Pour les Haïtiens qui vivent au quotidien l’insécurité et l’impunité, cette querelle sur le Code pénal résonne douloureusement. Pendant que les dirigeants se déchirent sur la procédure, les gangs continuent de terroriser la population et la justice reste paralysée.
« À la croisée des chemins » : l’aveu d’échec
Le ton dramatique de la conclusion en dit long sur la gravité de la situation : « Le Conseil Présidentiel de Transition se trouve bien aujourd’hui à la croisée des chemins. Nous ne devons en aucun cas démériter de la patrie commune. »
Ces mots sonnent comme un ultimatum déguisé. Les quatre conseillers semblent dire à leurs collègues : « Soit vous vous ralliez, soit le CPT explose. » Une perspective terrifiante pour un pays qui a déjà connu trop d’instabilité institutionnelle.
Haïti otage de ses dirigeants
Pour la diaspora haïtienne qui espérait enfin voir une transition réussie, et pour les citoyens en Haïti qui subissent les conséquences de chaque crise politique, ce nouveau psychodrame est un coup dur. Comment expliquer à un père de famille de Cité Soleil, à une commerçante du marché en fer, ou à un jeune diplômé de Port-au-Prince que leurs dirigeants sont incapables de s’entendre sur les réformes les plus urgentes ?

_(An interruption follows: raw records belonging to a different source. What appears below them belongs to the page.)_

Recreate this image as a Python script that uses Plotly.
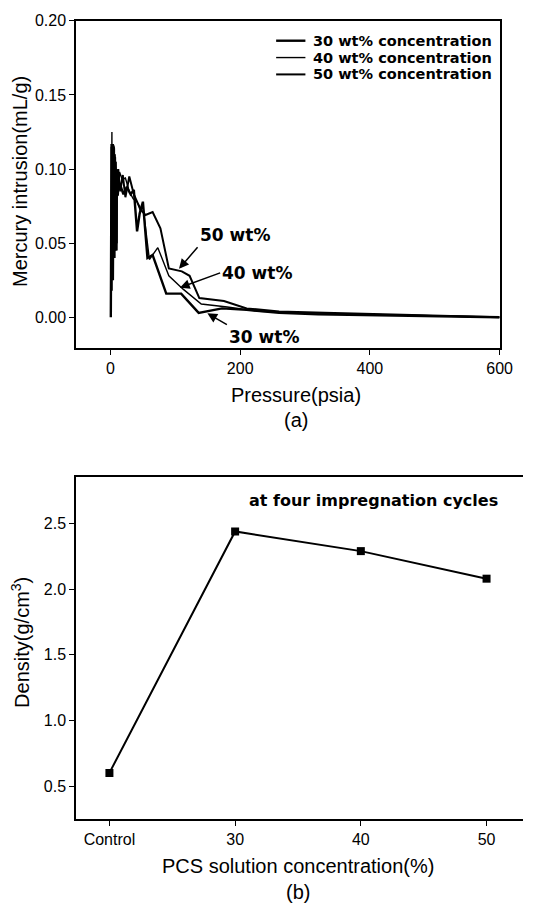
import plotly.graph_objects as go

# ---- Panel (a) data: mercury intrusion vs pressure ----
p30 = [0.5, 0.9, 1.3, 1.7, 2.1, 2.5, 2.9, 3.3, 3.7, 4.1, 4.5, 4.9, 5.3, 5.7, 6.1, 6.5, 6.9, 7.3, 7.7, 8.1, 8.5, 8.9, 9.3, 9.7, 11, 13, 16, 20, 25, 31, 36, 41, 45, 50, 57, 65, 86, 109, 136, 150, 172, 210, 260, 320, 400, 500, 600]
v30 = [0.0, 0.09, 0.02, 0.117, 0.03, 0.11, 0.045, 0.116, 0.025, 0.112, 0.05, 0.115, 0.045, 0.11, 0.04, 0.108, 0.05, 0.105, 0.045, 0.1, 0.05, 0.098, 0.045, 0.095, 0.085, 0.09, 0.088, 0.083, 0.088, 0.083, 0.086, 0.058, 0.070, 0.078, 0.040, 0.042, 0.016, 0.016, 0.003, 0.004, 0.006, 0.005, 0.003, 0.002, 0.0015, 0.001, 0.0]

p40 = [1.0, 1.4, 1.8, 2.2, 2.6, 3.0, 3.4, 3.8, 4.2, 4.6, 5.0, 5.4, 5.8, 6.2, 6.6, 7.0, 7.4, 7.8, 8.2, 8.6, 9.0, 9.4, 9.8, 10.2, 12, 14, 18, 23, 29, 35, 41, 46, 50, 60, 73, 90, 112, 140, 180, 230, 300, 400, 500, 600]
v40 = [0.02, 0.11, 0.035, 0.125, 0.04, 0.117, 0.03, 0.115, 0.045, 0.116, 0.05, 0.112, 0.04, 0.11, 0.05, 0.108, 0.045, 0.105, 0.05, 0.1, 0.055, 0.098, 0.05, 0.092, 0.082, 0.098, 0.093, 0.094, 0.085, 0.08, 0.078, 0.072, 0.075, 0.039, 0.047, 0.028, 0.019, 0.009, 0.007, 0.004, 0.003, 0.002, 0.001, 0.0]

p50 = [1.2, 1.6, 2.0, 2.4, 2.8, 3.2, 3.6, 4.0, 4.4, 4.8, 5.2, 5.6, 6.0, 6.4, 6.8, 7.2, 7.6, 8.0, 8.4, 8.8, 9.2, 9.6, 10, 12, 15, 19, 23, 29, 36, 42, 48, 54, 65, 77, 90, 110, 122, 137, 175, 210, 260, 330, 420, 520, 600]
v50 = [0.05, 0.115, 0.018, 0.112, 0.045, 0.116, 0.035, 0.117, 0.045, 0.116, 0.04, 0.114, 0.05, 0.11, 0.045, 0.108, 0.05, 0.105, 0.045, 0.1, 0.05, 0.095, 0.08, 0.1, 0.085, 0.096, 0.081, 0.095, 0.083, 0.077, 0.072, 0.069, 0.071, 0.060, 0.033, 0.031, 0.028, 0.013, 0.011, 0.006, 0.004, 0.003, 0.002, 0.001, 0.0]

series_names = ["30 wt% concentration", "40 wt% concentration", "50 wt% concentration"]
series_widths = [2.4, 1.4, 2.0]

# curve labels: text, arrow tail (text corner), arrow head (data units), text anchors
label_text = ["50 wt%", "40 wt%", "30 wt%"]
arrow_tail = [(134.3, 0.0473), (169.1, 0.030), (179.5, -0.0050)]
arrow_head = [(105.7, 0.0327), (107, 0.020), (149.4, 0.0027)]
label_yanchor = ["bottom", "middle", "top"]

# ---- Panel (b) data: density vs PCS concentration ----
conc_cats = ["Control", "30", "40", "50"]
density = [0.60, 2.44, 2.29, 2.08]

W, H = 536, 912
def fx(px):
    return px / W
def fy(py):
    return 1 - py / H

fig = go.Figure()
for (p, v), name, w in zip([(p30, v30), (p40, v40), (p50, v50)], series_names, series_widths):
    fig.add_trace(go.Scatter(x=p, y=v, mode="lines", name=name, showlegend=False,
                             line=dict(color="black", width=w),
                             xaxis="x", yaxis="y"))

fig.add_trace(go.Scatter(x=conc_cats, y=density, mode="lines+markers",
                         showlegend=False,
                         line=dict(color="black", width=2),
                         marker=dict(symbol="square", size=8, color="black"),
                         xaxis="x2", yaxis="y2"))

tickfont = dict(family="Liberation Sans, Arial", size=16, color="black")
axis_common = dict(showline=True, linecolor="black", linewidth=1.6, ticks="outside",
                   ticklen=5, tickwidth=1.3, tickcolor="black", showgrid=False,
                   zeroline=False, tickfont=tickfont)

fig.update_layout(
    width=W, height=H, margin=dict(l=0, r=0, t=0, b=0),
    paper_bgcolor="white", plot_bgcolor="white",
    xaxis=dict(domain=[fx(78), fx(512)], range=[-53, 600], tickvals=[0, 200, 400, 600],
               mirror=True, anchor="y", **axis_common),
    yaxis=dict(domain=[fy(343), fy(13)], range=[-0.0207, 0.2], tickvals=[0, 0.05, 0.10, 0.15, 0.20],
               tickformat=".2f", mirror=True, anchor="x", **axis_common),
    xaxis2=dict(domain=[fx(78), 1.0], range=[-0.265, 3.29], type="category",
                mirror=True, anchor="y2", **axis_common),
    yaxis2=dict(domain=[fy(818), fy(473)], range=[0.25, 2.856], tickvals=[0.5, 1.0, 1.5, 2.0, 2.5],
                tickformat=".1f", mirror=False, anchor="x2", **axis_common),
    showlegend=False,
)

# legend drawn as line swatches + labels (top-right of panel a)
legend_rows_y = [33, 50, 67]
shapes = []
ann = []
for name, w, ry in zip(series_names, series_widths, legend_rows_y):
    shapes.append(dict(type="line", xref="paper", yref="paper", x0=fx(283), x1=fx(313),
                       y0=fy(ry), y1=fy(ry), line=dict(color="black", width=w)))
    ann.append(dict(text="<b>%s</b>" % name, x=fx(319), y=fy(ry), xref="paper", yref="paper",
                    xanchor="left", yanchor="middle", showarrow=False,
                    font=dict(family="DejaVu Sans", size=14.5, color="black")))

titlefont = dict(family="Liberation Sans, Arial", size=20, color="black")
def title_ann(text, px, py, angle=0):
    return dict(text=text, x=fx(px), y=fy(py), xref="paper", yref="paper",
                xanchor="center", yanchor="middle", textangle=angle,
                showarrow=False, font=titlefont)

ann.append(title_ann("Mercury intrusion(mL/g)", 21, 175, -90))
ann.append(title_ann("Pressure(psia)", 303, 390))
ann.append(title_ann("(a)", 303, 416))
ann.append(title_ann("Density(g/cm<sup>3</sup>)", 21, 640, -90))
ann.append(title_ann("PCS solution concentration(%)", 305, 866))
ann.append(title_ann("(b)", 305, 892))
ann.append(dict(text="<b>at four impregnation cycles</b>", x=fx(512), y=fy(497), xref="paper", yref="paper",
                xanchor="right", yanchor="middle", showarrow=False,
                font=dict(family="DejaVu Sans", size=16, color="black")))

for t, (ax, ay), (hx, hy), ya in zip(label_text, arrow_tail, arrow_head, label_yanchor):
    ann.append(dict(text="<b>%s</b>" % t, x=hx, y=hy, ax=ax, ay=ay, xref="x", yref="y",
                    axref="x", ayref="y", xanchor="left", yanchor=ya,
                    showarrow=True, arrowhead=2, arrowsize=1.3, arrowwidth=1.5, arrowcolor="black",
                    font=dict(family="DejaVu Sans", size=17, color="black")))

fig.update_layout(annotations=ann, shapes=shapes)
fig.write_html("out.html", config={"displayModeBar": False},
               post_script="document.body.style.margin='0';document.body.style.overflow='hidden';")
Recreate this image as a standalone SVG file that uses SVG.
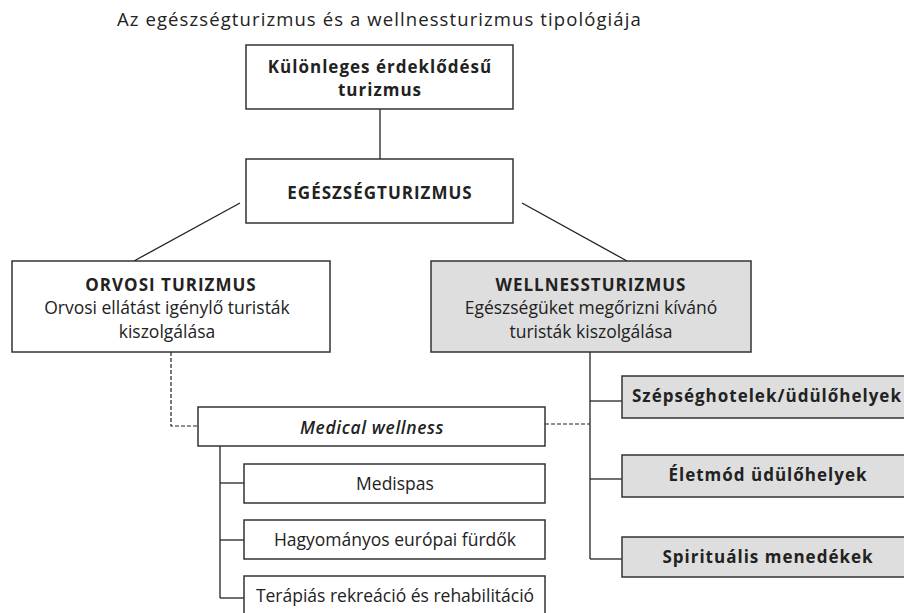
<svg xmlns="http://www.w3.org/2000/svg" width="904" height="613" viewBox="0 0 904 613">
<style>
text{font-family:"Open Sans","Noto Sans","Liberation Sans",sans-serif;fill:#222;}
.t{font-size:18.5px;letter-spacing:1.1px;}
.b{font-weight:bold;font-size:17px;letter-spacing:1px;}
.r{font-size:17.5px;}
.i{font-size:17.5px;font-style:italic;font-weight:600;letter-spacing:0.6px;}
.box{fill:#fff;stroke:#333;stroke-width:1.5;}
.gbox{fill:#dedede;stroke:#333;stroke-width:1.5;}
.ln{stroke:#222;stroke-width:1.3;fill:none;}
.dl{stroke:#222;stroke-width:1.2;fill:none;stroke-dasharray:4 2;}
</style>
<rect width="904" height="613" fill="#fff"/>
<text class="t" x="117" y="26">Az egészségturizmus és a wellnessturizmus tipológiája</text>
<g id="connectors">
<line class="ln" x1="380" y1="109" x2="380" y2="159"/>
<line class="ln" x1="240" y1="203" x2="134" y2="261"/>
<line class="ln" x1="522" y1="203" x2="627" y2="261"/>
<line class="ln" x1="590" y1="352" x2="590" y2="559"/>
<line class="ln" x1="590" y1="401" x2="622" y2="401"/>
<line class="ln" x1="590" y1="479" x2="622" y2="479"/>
<line class="ln" x1="590" y1="559" x2="622" y2="559"/>
<polyline class="dl" points="171,352 171,426 198,426"/>
<line class="dl" x1="545" y1="424" x2="590" y2="424"/>
<line class="ln" x1="220" y1="446" x2="220" y2="598"/>
<line class="ln" x1="220" y1="483" x2="244" y2="483"/>
<line class="ln" x1="220" y1="540" x2="244" y2="540"/>
<line class="ln" x1="220" y1="598" x2="244" y2="598"/>
</g>
<g id="kulonleges">
<rect class="box" x="246" y="45" width="267" height="64"/>
<text class="b" x="380" y="73" text-anchor="middle">Különleges érdeklődésű</text>
<text class="b" x="380" y="96" text-anchor="middle">turizmus</text>
</g>
<g id="egeszseg">
<rect class="box" x="246" y="159" width="267" height="64"/>
<text class="b" x="380" y="199" text-anchor="middle">EGÉSZSÉGTURIZMUS</text>
</g>
<g id="orvosi">
<rect class="box" x="12" y="261" width="318" height="91"/>
<text class="b" x="171" y="291" text-anchor="middle">ORVOSI TURIZMUS</text>
<text class="r" x="167" y="314" text-anchor="middle">Orvosi ellátást igénylő turisták</text>
<text class="r" x="167" y="338" text-anchor="middle">kiszolgálása</text>
</g>
<g id="wellness">
<rect class="gbox" x="431" y="261" width="320" height="91"/>
<text class="b" x="591" y="291" text-anchor="middle">WELLNESSTURIZMUS</text>
<text class="r" x="591" y="314" text-anchor="middle">Egészségüket megőrizni kívánó</text>
<text class="r" x="591" y="338" text-anchor="middle">turisták kiszolgálása</text>
</g>
<g id="medical">
<rect class="box" x="198" y="407" width="347" height="39"/>
<text class="i" x="372" y="434" text-anchor="middle">Medical wellness</text>
</g>
<g id="medispas">
<rect class="box" x="244" y="464" width="301" height="39"/>
<text class="r" x="395" y="490" text-anchor="middle">Medispas</text>
</g>
<g id="furdok">
<rect class="box" x="244" y="520" width="301" height="39"/>
<text class="r" x="395" y="546" text-anchor="middle">Hagyományos európai fürdők</text>
</g>
<g id="terapias">
<rect class="box" x="244" y="576" width="301" height="40"/>
<text class="r" x="395" y="602" text-anchor="middle">Terápiás rekreáció és rehabilitáció</text>
</g>
<g id="szepseg">
<rect class="gbox" x="622" y="376" width="300" height="42"/>
<text class="b" x="632" y="402">Szépséghotelek/üdülőhelyek</text>
</g>
<g id="eletmod">
<rect class="gbox" x="622" y="455" width="300" height="42"/>
<text class="b" x="768" y="481" text-anchor="middle">Életmód üdülőhelyek</text>
</g>
<g id="spiritualis">
<rect class="gbox" x="622" y="537" width="300" height="40"/>
<text class="b" x="768" y="563" text-anchor="middle">Spirituális menedékek</text>
</g>
</svg>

Cette lettre révèle une vérité cruelle : à quelques mois de la fin de son mandat, le CPT semble davantage préoccupé par ses querelles internes que par les défis titanesques du pays. Insécurité galopante, crise économique, effondrement des services publics – autant de dossiers qui passent au second plan derrière les ego froissés.
La question n’est plus de savoir si le CPT survivra à cette crise, mais plutôt : Haïti peut-elle se permettre une nouvelle période d’instabilité institutionnelle ? La réponse appartient aux sept conseillers qui, pour l’instant, semblent l’avoir oubliée.